- Born: Lucas Rincón Romero 1 February 1950 (age 76) La Cañada de Urdaneta, Zulia, Venezuela
- Allegiance: National Bolivarian Armed Forces of Venezuela
- Service years: 1972–
- Rank: General in Chief
- Commands: Minister of Defense (April-July 2002) Minister of Interior and Justice (2003–2004)
- Other work: Ambassador of Venezuela to Portugal (2006–)

= Lucas Rincón =

Venezuelan military officer

Lucas Rincón Romero (born 1 February 1950) is a Venezuelan military officer.

== Career ==
Lucas Rincón was the highest-ranking Venezuelan military officer at the time of the 2002 coup d'état attempt against Venezuelan President Hugo Chávez. He announced in a television broadcast that Chávez had resigned, "se le solicitó al señor presidente la renuncia de su cargo, la cual aceptó" (the president was asked to resign his post, which he accepted). He had been one of Chavez's most loyal military officers.

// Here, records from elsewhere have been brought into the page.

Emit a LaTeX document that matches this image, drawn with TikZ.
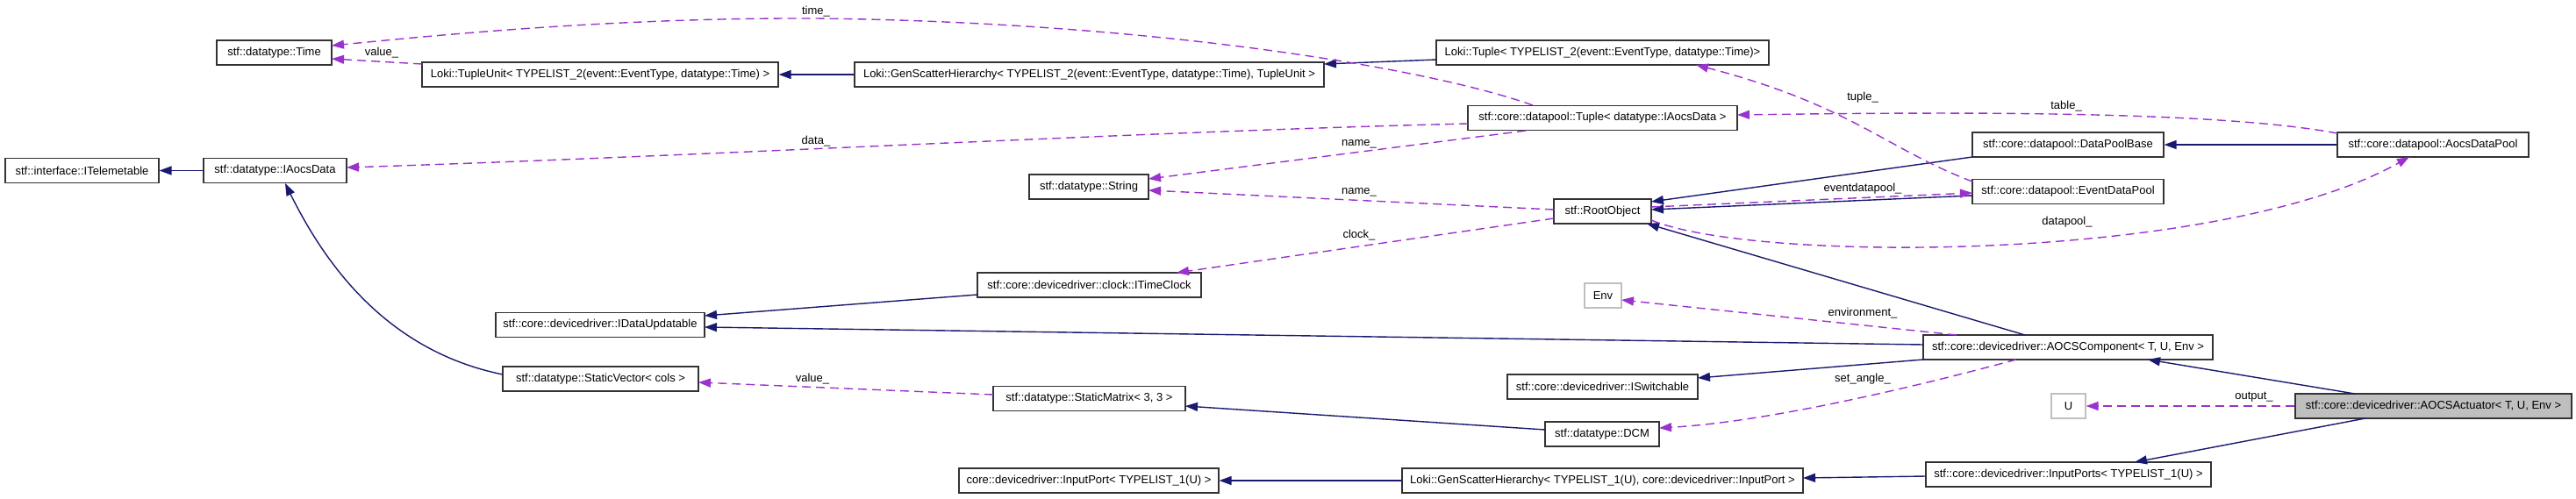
\documentclass[tikz,border=0pt]{standalone}
\usepackage{fontspec}
\setmainfont{Liberation Sans}
\usetikzlibrary{arrows.meta,calc}
\definecolor{navy}{HTML}{191970}
\definecolor{purp}{HTML}{9A32CD}
\definecolor{actfill}{HTML}{BFBFBF}
\begin{document}
\begin{tikzpicture}[x=1pt,y=-1pt,
  cls/.style={draw=black!80, line width=1.2pt, minimum height=28pt, inner sep=0pt, font=\fontsize{13}{15}\selectfont, fill=white},
  ext/.style={cls, draw=black!25},
  cur/.style={cls, fill=actfill},
  inh/.style={draw=navy, line width=1.4pt, -{Triangle[length=14pt,width=10pt]}},
  use/.style={draw=purp, line width=1.4pt, dash pattern=on 10pt off 6pt, -{Triangle[length=14pt,width=10pt]}},
  lbl/.style={font=\fontsize{13}{15}\selectfont, inner sep=0pt}
]
\useasboundingbox (0,0) rectangle (2936,568);
% nodes
\node[cls, minimum width=131pt] (time) at (312.5,60) {stf::datatype::Time};
\node[cls, minimum width=406pt] (tupleunit) at (684,85) {Loki::TupleUnit< TYPELIST\_2(event::EventType, datatype::Time) >};
\node[cls, minimum width=175pt] (itele) at (93.5,194.5) {stf::interface::ITelemetable};
\node[cls, minimum width=163pt] (iaocs) at (313.5,194.5) {stf::datatype::IAocsData};
\node[cls, minimum width=238pt] (idataupd) at (684,370.5) {stf::core::devicedriver::IDataUpdatable};
\node[cls, minimum width=223pt] (staticvec) at (684.5,432) {stf::datatype::StaticVector< cols >};
\node[cls, minimum width=535pt] (gsh2) at (1241.5,85) {Loki::GenScatterHierarchy< TYPELIST\_2(event::EventType, datatype::Time), TupleUnit >};
\node[cls, minimum width=136pt] (string) at (1241,213) {stf::datatype::String};
\node[cls, minimum width=255pt] (itimeclock) at (1241.5,325) {stf::core::devicedriver::clock::ITimeClock};
\node[cls, minimum width=219pt] (staticmat) at (1241.5,454.5) {stf::datatype::StaticMatrix< 3, 3 >};
\node[cls, minimum width=296pt] (inputport) at (1241,548) {core::devicedriver::InputPort< TYPELIST\_1(U) >};
\node[cls, minimum width=379pt] (lokituple) at (1826.5,60) {Loki::Tuple< TYPELIST\_2(event::EventType, datatype::Time)>};
\node[cls, minimum width=307pt] (dptuple) at (1826.5,134.5) {stf::core::datapool::Tuple< datatype::IAocsData >};
\node[cls, minimum width=111pt] (root) at (1826.5,241) {stf::RootObject};
\node[ext, minimum width=42pt] (env) at (1827,337) {Env};
\node[cls, minimum width=217pt] (iswitch) at (1826.5,441) {stf::core::devicedriver::ISwitchable};
\node[cls, minimum width=130pt] (dcm) at (1826,495) {stf::datatype::DCM};
\node[cls, minimum width=457pt] (gsh1) at (1826.5,548) {Loki::GenScatterHierarchy< TYPELIST\_1(U), core::devicedriver::InputPort >};
\node[cls, minimum width=218pt] (dpbase) at (2357,165) {stf::core::datapool::DataPoolBase};
\node[cls, minimum width=218pt] (evdp) at (2357,218.5) {stf::core::datapool::EventDataPool};
\node[cls, minimum width=218pt] (aocsdp) at (2773,165) {stf::core::datapool::AocsDataPool};
\node[cls, minimum width=330pt] (aocscomp) at (2357,396) {stf::core::devicedriver::AOCSComponent< T, U, Env >};
\node[ext, minimum width=39pt] (unode) at (2357.5,463) {U};
\node[cur, minimum width=315pt] (actuator) at (2773.5,463) {stf::core::devicedriver::AOCSActuator< T, U, Env >};
\node[cls, minimum width=325pt] (inputports) at (2357.5,541) {stf::core::devicedriver::InputPorts< TYPELIST\_1(U) >};
% edges
\draw[inh] (iaocs.west) -- (itele.east);
\draw[inh] ($(staticvec.center)+(-111.5,-5)$) .. controls (440,400) and (370,300) .. ($(iaocs.center)+(11.5,14.5)$);
\draw[use] ($(tupleunit.center)+(-203,-12)$) -- ($(time.center)+(65.5,7)$);
\node[lbl] (l1) at (435,60) {value\_};
\draw[inh] (gsh2.west) -- (tupleunit.east);
\draw[inh] ($(lokituple.center)+(-189.5,8)$) -- ($(gsh2.center)+(267.5,-12)$);
\draw[use] ($(dptuple.center)+(-79.5,-14.5)$) .. controls (1620,75) and (1300,25) .. (930,21) .. controls (700,20) and (500,40) .. ($(time.center)+(65.5,-8)$);
\node[lbl] (l2) at (930,13) {time\_};
\draw[use] ($(dptuple.center)+(-153.5,6.5)$) .. controls (1300,150) and (800,178) .. ($(iaocs.center)+(81.5,-3.5)$);
\node[lbl] (l3) at (930,161) {data\_};
\draw[use] ($(dptuple.center)+(-87.5,14.5)$) -- ($(string.center)+(68,-9)$);
\node[lbl] (l4) at (1549,164) {name\_};
\draw[use] ($(root.center)+(-55.5,-2)$) -- ($(string.center)+(68,4)$);
\node[lbl] (l5) at (1549,219) {name\_};
\draw[use] ($(root.center)+(-55.5,8)$) -- ($(itimeclock.center)+(99.5,-14)$);
\node[lbl] (l6) at (1549,268) {clock\_};
\draw[inh] ($(itimeclock.center)+(-127.5,11)$) -- ($(idataupd.center)+(119,-10.5)$);
\draw[inh] ($(aocscomp.center)+(-165,-3)$) -- ($(idataupd.center)+(119,2.5)$);
\draw[inh] ($(aocscomp.center)+(-49,-14)$) -- ($(root.center)+(50.5,14)$);
\draw[inh] ($(dpbase.center)+(-109,14)$) -- ($(root.center)+(55.5,-11)$);
\draw[inh] ($(evdp.center)+(-109,4.5)$) -- ($(root.center)+(55.5,-2)$);
\draw[use] ($(root.center)+(55.5,-5)$) -- ($(evdp.center)+(-109,1.5)$);
\node[lbl] (l7) at (2123,215) {eventdatapool\_};
\draw[use] ($(root.center)+(55.5,10)$) .. controls (2000,300) and (2530,300) .. ($(aocsdp.center)+(-27,14)$);
\node[lbl] (l8) at (2356,253) {datapool\_};
\draw[inh] (aocsdp.west) -- (dpbase.east);
\draw[use] ($(aocsdp.center)+(-109,-13)$) .. controls (2520,125) and (2200,128) .. ($(dptuple.center)+(153.5,-3.5)$);
\node[lbl] (l9) at (2355,121) {table\_};
\draw[use] ($(evdp.center)+(-109,-11.5)$) .. controls (2150,170) and (2110,120) .. ($(lokituple.center)+(106.5,14)$);
\node[lbl] (l10) at (2123,111) {tuple\_};
\draw[use] ($(aocscomp.center)+(-127,-14)$) -- ($(env.center)+(21,5)$);
\node[lbl] (l11) at (2123,357) {environment\_};
\draw[inh] ($(aocscomp.center)+(-165,14)$) -- ($(iswitch.center)+(108.5,-10)$);
\draw[use] ($(aocscomp.center)+(-59,14)$) .. controls (2150,450) and (2000,482) .. ($(dcm.center)+(65,-7)$);
\node[lbl] (l12) at (2123,432) {set\_angle\_};
\draw[inh] ($(dcm.center)+(-65,-5)$) -- ($(staticmat.center)+(109.5,8.5)$);
\draw[use] ($(staticmat.center)+(-109.5,-4.5)$) -- ($(staticvec.center)+(111.5,4)$);
\node[lbl] (l13) at (926,432) {value\_};
\draw[inh] ($(actuator.center)+(-89.5,-14)$) -- ($(aocscomp.center)+(91,14)$);
\draw[use] (actuator.west) -- (unode.east);
\node[lbl] (l14) at (2569,453) {output\_};
\draw[inh] ($(actuator.center)+(-77.5,14)$) -- ($(inputports.center)+(75.5,-14)$);
\draw[inh] ($(inputports.center)+(-162.5,2)$) -- ($(gsh1.center)+(228.5,-3)$);
\draw[inh] (gsh1.west) -- (inputport.east);
\end{tikzpicture}
\end{document}
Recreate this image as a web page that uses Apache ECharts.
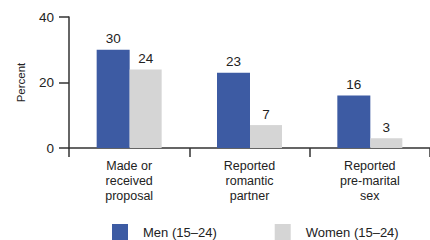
<!DOCTYPE html>
<html>
<head>
<meta charset="utf-8">
<style>
  html, body { margin: 0; padding: 0; background: #fff; }
  #chart { width: 430px; height: 240px; }
</style>
<script src="https://cdn.jsdelivr.net/npm/echarts@6/dist/echarts.min.js"></script>
</head>
<body>
<div id="chart"></div>
<script>
var categories = ['Made or\nreceived\nproposal', 'Reported\nromantic\npartner', 'Reported\npre-marital\nsex'];
var men = [30, 23, 16];
var women = [24, 7, 3];
var yTicks = [0, 20, 40];

(function() {
  var ink = '#222';
  var axisColor = '#333';
  var font = 'Liberation Sans';

  var chart = echarts.init(document.getElementById('chart'), null, { renderer: 'svg' });
  chart.setOption({
    animation: false,
    textStyle: { fontFamily: font },
    legend: {
      left: 112,
      top: 224,
      padding: 0,
      itemWidth: 16,
      itemHeight: 16,
      itemGap: 58,
      icon: 'rect',
      textStyle: { color: ink, fontSize: 13, fontFamily: font, padding: [0, 0, 0, 10] },
      data: ['Men (15–24)', 'Women (15–24)']
    },
    grid: { left: 69, width: 369, top: 17, height: 131, containLabel: false },
    xAxis: {
      type: 'category',
      data: categories,
      axisLine: { lineStyle: { color: axisColor, width: 1.5 } },
      axisTick: { show: true, length: 9, lineStyle: { color: axisColor, width: 1.5 } },
      axisLabel: { color: ink, fontSize: 12.5, lineHeight: 15, margin: 10, fontFamily: font }
    },
    yAxis: {
      type: 'value',
      min: 0,
      max: 40,
      interval: 20,
      name: 'Percent',
      nameLocation: 'middle',
      nameGap: 42,
      nameTextStyle: { color: ink, fontSize: 11.5, fontFamily: font },
      axisLine: { show: true, lineStyle: { color: axisColor, width: 1.5 } },
      axisTick: { show: true, length: 10, lineStyle: { color: axisColor, width: 1.5 } },
      splitLine: { show: false },
      axisLabel: { color: ink, fontSize: 13.5, margin: 15, fontFamily: font,
        formatter: function(v) { return yTicks.indexOf(v) >= 0 ? String(v) : ''; } }
    },
    series: [
      {
        name: 'Men (15–24)',
        type: 'bar',
        data: men,
        barWidth: 33,
        barGap: '0%',
        itemStyle: { color: '#3d5ba3' },
        label: { show: true, position: 'top', distance: 4, color: ink, fontSize: 13.5, fontFamily: font }
      },
      {
        name: 'Women (15–24)',
        type: 'bar',
        data: women,
        barWidth: 32,
        barGap: '0%',
        itemStyle: { color: '#d5d5d5' },
        label: { show: true, position: 'top', distance: 4, color: ink, fontSize: 13.5, fontFamily: font }
      }
    ]
  });
  window.addEventListener('resize', function() { chart.resize(); });
})();
</script>
</body>
</html>
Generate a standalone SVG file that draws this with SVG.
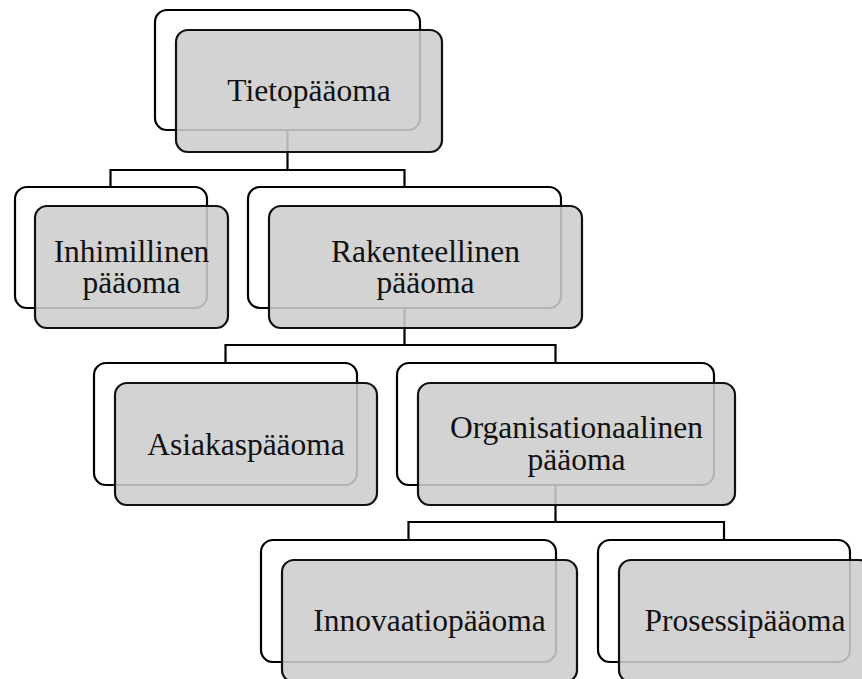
<svg xmlns="http://www.w3.org/2000/svg" width="862" height="679" viewBox="0 0 862 679">
  <style>
    .back { fill: #ffffff; stroke: #000000; stroke-width: 2.2; }
    .front { fill: #cdcdcd; fill-opacity: 0.88; stroke: #111111; stroke-width: 2.2; }
    .link { fill: none; stroke: #000000; stroke-width: 2.2; }
    .label { font-family: "Liberation Serif", "Times New Roman", serif; font-size: 31.5px; fill: #111111; text-anchor: middle; }
  </style>

  <!-- tree connectors, drawn first so the shaded cards lie over them -->
  <g id="connectors">
    <path class="link" d="M287.5 130 V170 M110.5 187 V170 H404.5 V187"/>
    <path class="link" d="M404.5 308 V345 M225.5 363 V345 H555.5 V363"/>
    <path class="link" d="M555.5 485 V522 M408.5 540 V522 H724 V540"/>
  </g>

  <g id="tietopaaoma">
    <rect class="back" x="155" y="10" width="265" height="120" rx="12"/>
    <rect class="front" x="176" y="30" width="266" height="122" rx="12"/>
    <text class="label" x="309" y="101">Tietopääoma</text>
  </g>

  <g id="inhimillinen-paaoma">
    <rect class="back" x="15" y="187" width="192" height="121" rx="12"/>
    <rect class="front" x="35" y="206" width="193" height="122" rx="12"/>
    <text class="label"><tspan x="131.5" y="262">Inhimillinen</tspan><tspan x="131.5" y="293">pääoma</tspan></text>
  </g>

  <g id="rakenteellinen-paaoma">
    <rect class="back" x="248" y="187" width="313" height="121" rx="12"/>
    <rect class="front" x="269" y="206" width="313" height="122" rx="12"/>
    <text class="label"><tspan x="425.5" y="262">Rakenteellinen</tspan><tspan x="425.5" y="293">pääoma</tspan></text>
  </g>

  <g id="asiakaspaaoma">
    <rect class="back" x="94" y="363" width="263" height="122" rx="12"/>
    <rect class="front" x="115" y="383" width="262" height="122" rx="12"/>
    <text class="label" x="246" y="455">Asiakaspääoma</text>
  </g>

  <g id="organisationaalinen-paaoma">
    <rect class="back" x="397" y="363" width="317" height="122" rx="12"/>
    <rect class="front" x="418" y="383" width="317" height="122" rx="12"/>
    <text class="label"><tspan x="576.5" y="438">Organisationaalinen</tspan><tspan x="576.5" y="470">pääoma</tspan></text>
  </g>

  <g id="innovaatiopaaoma">
    <rect class="back" x="261" y="540" width="295" height="122" rx="12"/>
    <rect class="front" x="282" y="560" width="295" height="122" rx="12"/>
    <text class="label" x="429.5" y="631">Innovaatiopääoma</text>
  </g>

  <g id="prosessipaaoma">
    <rect class="back" x="598" y="540" width="252" height="122" rx="12"/>
    <rect class="front" x="619" y="560" width="252" height="122" rx="12"/>
    <text class="label" x="745" y="631">Prosessipääoma</text>
  </g>
</svg>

Chávez was returned to power within three days and there has since been debate as to whether the resignation was genuine. Chávez said in a BBC interview in October 2005 that media reports that announced that he had renounced his position were false.

Rincón went on to become the Minister of Interior and Justice from January 2003 to September 2004. Since 2006, he serves as the Ambassador of Venezuela to Portugal.